The Archbishop of Canterbury has said he is "saddened and shocked" at the Government's decision to only accept 350 child refugees under the Dubs amendment.
The Most Rev Justin Welby said he had believed ministers were "committed to welcoming up to 3,000 children under this scheme" and it is "regrettable" such a small proportion have been given sanctuary in Britain.
His intervention piles further pressure on the Government, which has been heavily criticised by Lords and MPs in Parliament after it quietly announced the cap of lone child refugees being brought to Britain.
The decision was made over fears it is encouraging people traffickers, the Home Secretary has said.
Mr Welby said: "I was saddened and shocked to read in the ministerial statement released yesterday that only 350 children will be received under the regulations in the Dubs amendment.
"Our country has a great history of welcoming those in need, particularly the most vulnerable, such as unaccompanied children. "
He said refugees "are treasured human beings" who "deserve safety, freedom and the opportunity to flourish", and he hopes the Government will reconsider the decision.
The Dubs amendment allows unaccompanied children in Europe to be offered safe refuge in the UK.

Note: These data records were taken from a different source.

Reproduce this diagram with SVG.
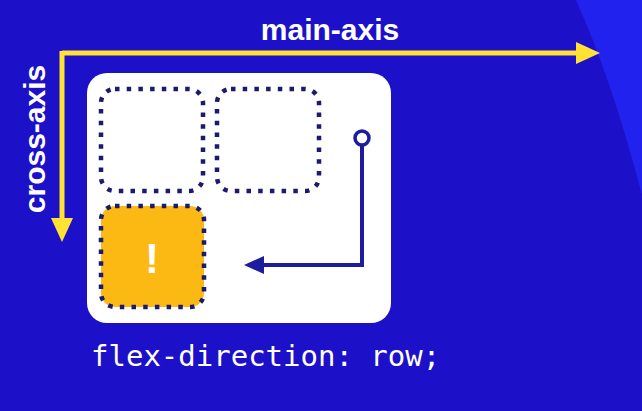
<svg xmlns="http://www.w3.org/2000/svg" width="642" height="411" viewBox="0 0 642 411">
<style>
.lbl{font-family:"Liberation Sans",Arial,sans-serif;font-weight:bold;font-size:30px;fill:#ffffff}
.code{font-family:"DejaVu Sans Mono",monospace;font-size:29px;fill:#ffffff}
.slot{fill:none;stroke:#1b1a6e;stroke-width:4.5;stroke-dasharray:4.5 7.2}
.axis{stroke:#ffe233;stroke-width:5;fill:none}
.flow{stroke:#1c1c9c;stroke-width:4;fill:none}
</style>
<defs>
<marker id="ya" viewBox="0 0 24 22" refX="2" refY="11" markerWidth="24" markerHeight="22" markerUnits="userSpaceOnUse" orient="auto">
<path d="M0,0 L24,11 L0,22 Z" fill="#ffe233"/>
</marker>
<marker id="na" viewBox="0 0 20 18" refX="2" refY="9" markerWidth="20" markerHeight="18" markerUnits="userSpaceOnUse" orient="auto">
<path d="M0,0 L20,9 L0,18 Z" fill="#1c1c9c"/>
</marker>
</defs>
<rect width="642" height="411" fill="#1c10c8"/>
<path d="M576,0 Q612,80 642,195 L642,0 Z" fill="#2222ee"/>
<g id="axes">
<path class="axis" d="M62,53 L578,53" marker-end="url(#ya)"/>
<path class="axis" d="M62,51 L62,220" marker-end="url(#ya)"/>
<text class="lbl" x="330" y="40" text-anchor="middle">main-axis</text>
<text class="lbl" x="45" y="139" text-anchor="middle" transform="rotate(-90 45 139)">cross-axis</text>
</g>
<g id="container">
<rect x="87" y="73" width="304" height="250" rx="20" fill="#ffffff"/>
</g>
<g id="item1">
<rect class="slot" x="101" y="89" width="102" height="102" rx="14"/>
</g>
<g id="item2">
<rect class="slot" x="217" y="89" width="102" height="102" rx="14"/>
</g>
<g id="item3">
<rect x="101" y="206" width="103" height="101" rx="14" fill="#fdb913"/>
<rect class="slot" x="101" y="206" width="103" height="101" rx="14"/>
<text x="152" y="273" text-anchor="middle" font-family="Liberation Sans, Arial, sans-serif" font-weight="bold" font-size="42" fill="#ffffff">!</text>
</g>
<g id="connectors">
<path class="flow" d="M362,146 L362,265 L262,265" marker-end="url(#na)"/>
<circle cx="362" cy="138" r="7" fill="#ffffff" stroke="#1c1c9c" stroke-width="3.5"/>
</g>
<text class="code" x="91" y="366">flex-direction: row;</text>
</svg>
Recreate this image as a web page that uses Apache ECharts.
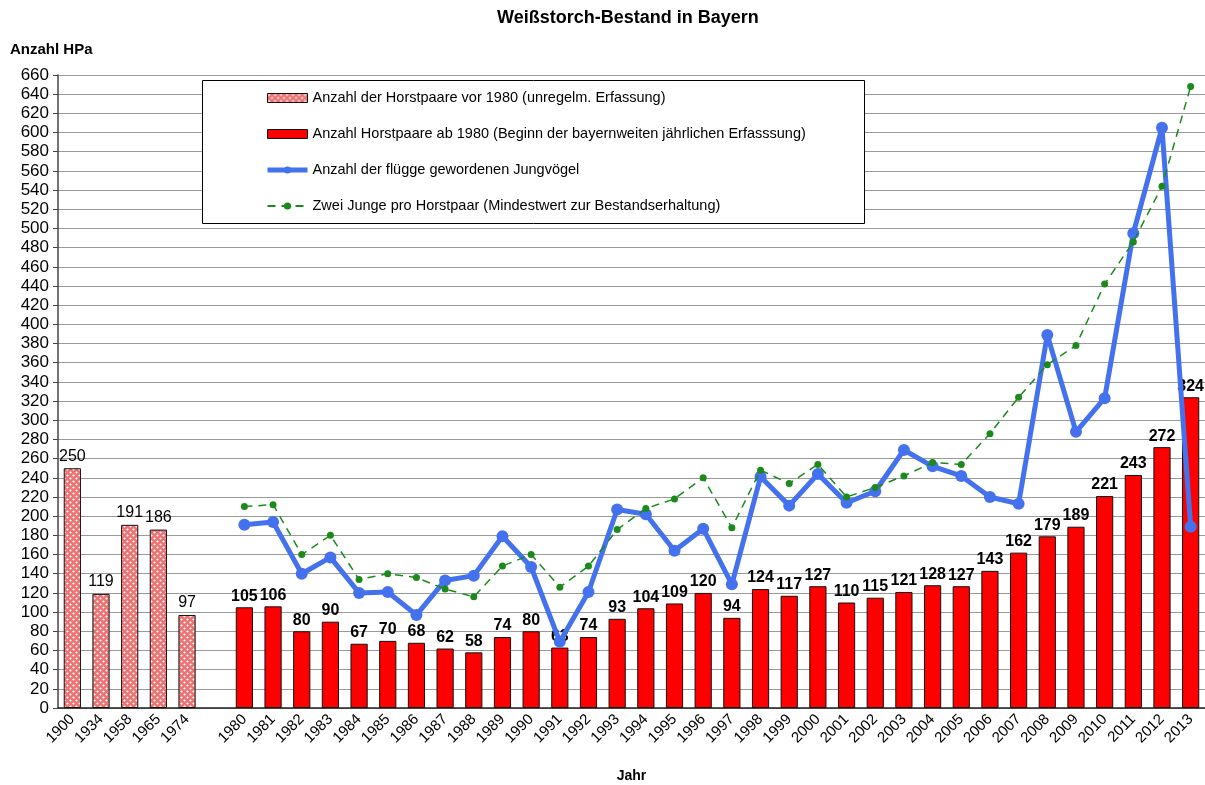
<!DOCTYPE html>
<html>
<head>
<meta charset="utf-8">
<script src="https://cdn.jsdelivr.net/npm/echarts@6/dist/echarts.min.js"></script>
<style>
html,body{margin:0;padding:0;background:#fff;}
#chart{width:1205px;height:785px;}
</style>
</head>
<body>
<div id="chart"></div>
<script>
// ---- data ----
const years = ['1900','1934','1958','1965','1974','',
  '1980','1981','1982','1983','1984','1985','1986','1987','1988','1989',
  '1990','1991','1992','1993','1994','1995','1996','1997','1998','1999',
  '2000','2001','2002','2003','2004','2005','2006','2007','2008','2009',
  '2010','2011','2012','2013'];
const pairsBefore1980 = [250,119,191,186,97];
const pairsFrom1980 = [105,106,80,90,67,70,68,62,58,74,80,63,74,93,104,109,120,94,124,117,
  127,110,115,121,128,127,143,162,179,189,221,243,272,324];
const fledglings = [191,194,140,157,120,121,97,133,138,179,147,69,121,207,202,164,187,129,241,211,
  244,214,226,269,252,242,220,213,389,288,323,495,605,189];
const twoPerPair = [210,212,160,180,134,140,136,124,116,148,160,126,148,186,208,218,240,188,248,234,
  254,220,230,242,256,254,286,324,358,378,442,486,544,648];
const seriesNames = [
  'Anzahl der Horstpaare vor 1980 (unregelm. Erfassung)',
  'Anzahl Horstpaare ab 1980 (Beginn der bayernweiten jährlichen Erfasssung)',
  'Anzahl der flügge gewordenen Jungvögel',
  'Zwei Junge pro Horstpaar (Mindestwert zur Bestandserhaltung)'
];

// ---- build ----
const nPre = pairsBefore1980.length + 1; // incl. gap slot
const pad = (n) => Array(n).fill('-');
const preData = pairsBefore1980.concat(pad(years.length - pairsBefore1980.length));
const postData = pad(nPre).concat(pairsFrom1980);
const fledgeData = pad(nPre).concat(fledglings);
const twoData = pad(nPre).concat(twoPerPair);

function makePattern(){
  const c = document.createElement('canvas');
  c.width = 6; c.height = 6;
  const g = c.getContext('2d');
  g.fillStyle = '#ee7272'; g.fillRect(0,0,6,6);
  g.fillStyle = '#ffffff';
  function dia(x,y){g.beginPath();g.moveTo(x,y-1.35);g.lineTo(x+1.35,y);g.lineTo(x,y+1.35);g.lineTo(x-1.35,y);g.closePath();g.fill();}
  dia(1.5,1.5); dia(4.5,4.5);
  return c;
}
const pattern = makePattern();

const FONT = '"Liberation Sans", Arial, sans-serif';
const chart = echarts.init(document.getElementById('chart'), null, {renderer:'canvas', width:1205, height:785});
chart.setOption({
  animation: false,
  backgroundColor: '#ffffff',
  textStyle: {fontFamily: FONT, color:'#000'},
  title: [
    {text:'Weißstorch-Bestand in Bayern', left:497, top:9, padding:0,
     textStyle:{fontFamily:FONT, fontSize:18, fontWeight:'bold', color:'#000'}},
    {text:'Anzahl HPa', left:10, top:42, padding:0,
     textStyle:{fontFamily:FONT, fontSize:15, fontWeight:'bold', color:'#000'}}
  ],
  grid: {left:58, right:0, top:75, height:633, containLabel:false, outerBoundsMode:'none'},
  graphic: [{
    type:'rect', z:10, shape:{x:202.5, y:80.5, width:662, height:143},
    style:{fill:'#fff', stroke:'#000', lineWidth:1}
  }],
  legend: {
    orient:'vertical', left:265, top:90, z:20, padding:0,
    itemWidth:40, itemHeight:9, itemGap:20,
    textStyle:{fontFamily:FONT, fontSize:14.5, color:'#000', lineHeight:16},
    data: [
      {name: seriesNames[0], icon:'rect', itemStyle:{color:{image:pattern, repeat:'repeat'}, borderColor:'#111', borderWidth:1}},
      {name: seriesNames[1], icon:'rect', itemStyle:{color:'#ff0000', borderColor:'#111', borderWidth:1}},
      {name: seriesNames[2], lineStyle:{width:5}},
      {name: seriesNames[3]}
    ]
  },
  xAxis: {
    type:'category', data: years,
    name:'Jahr', nameLocation:'middle', nameGap:61,
    nameTextStyle:{fontFamily:FONT, fontSize:14, fontWeight:'bold', color:'#000'},
    axisLine:{lineStyle:{color:'#222', width:1.5}},
    axisTick:{show:false},
    axisLabel:{rotate:45, interval:0, margin:9, fontFamily:FONT, fontSize:15, color:'#000'},
    splitLine:{show:false}
  },
  yAxis: {
    type:'value', min:0, max:660, interval:20,
    axisLine:{show:true, lineStyle:{color:'#444', width:1.5}},
    axisTick:{show:true, length:5, lineStyle:{color:'#444'}},
    axisLabel:{fontFamily:FONT, fontSize:17, color:'#000', margin:9},
    splitLine:{lineStyle:{color:'#9a9a9a', width:1.2}}
  },
  series: [
    {
      name: seriesNames[0], type:'bar', data: preData, barWidth:'60%', barGap:'-100%',
      itemStyle:{color:{image:pattern, repeat:'repeat'}, borderColor:'#111', borderWidth:1},
      label:{show:true, position:'top', distance:4, fontFamily:FONT, fontSize:16, color:'#000'},
      z:2
    },
    {
      name: seriesNames[1], type:'bar', data: postData, barWidth:'60%', barGap:'-100%',
      itemStyle:{color:'#ff0000', borderColor:'#111', borderWidth:1},
      label:{show:true, position:'top', distance:3, fontFamily:FONT, fontSize:16, fontWeight:'bold', color:'#000'},
      z:2
    },
    {
      name: seriesNames[2], type:'line', data: fledgeData,
      symbol:'circle', symbolSize:12,
      lineStyle:{color:'#4472ee', width:5},
      itemStyle:{color:'#4472ee'},
      z:5
    },
    {
      name: seriesNames[3], type:'line', data: twoData,
      symbol:'circle', symbolSize:7,
      lineStyle:{color:'#1b8a1b', width:1.5, type:[8,6]},
      itemStyle:{color:'#1b8a1b'},
      z:6
    }
  ]
});
</script>
</body>
</html>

Ministers introduced the scheme to give a home to lone children stranded on the continent last year after being threatened with a rebellion in the House of Lords.
Named after the Labour peer Lord Dubs, who fled the Nazis and was brought to Britain under the Kindertransport scheme, campaigners had called for 3,000 children to be settled in the UK under the programme.
Amber Rudd defended the move to cap the numbers at a 10th of this, saying British and French authorities feared it was encouraging young children to make the perilous journey across Europe.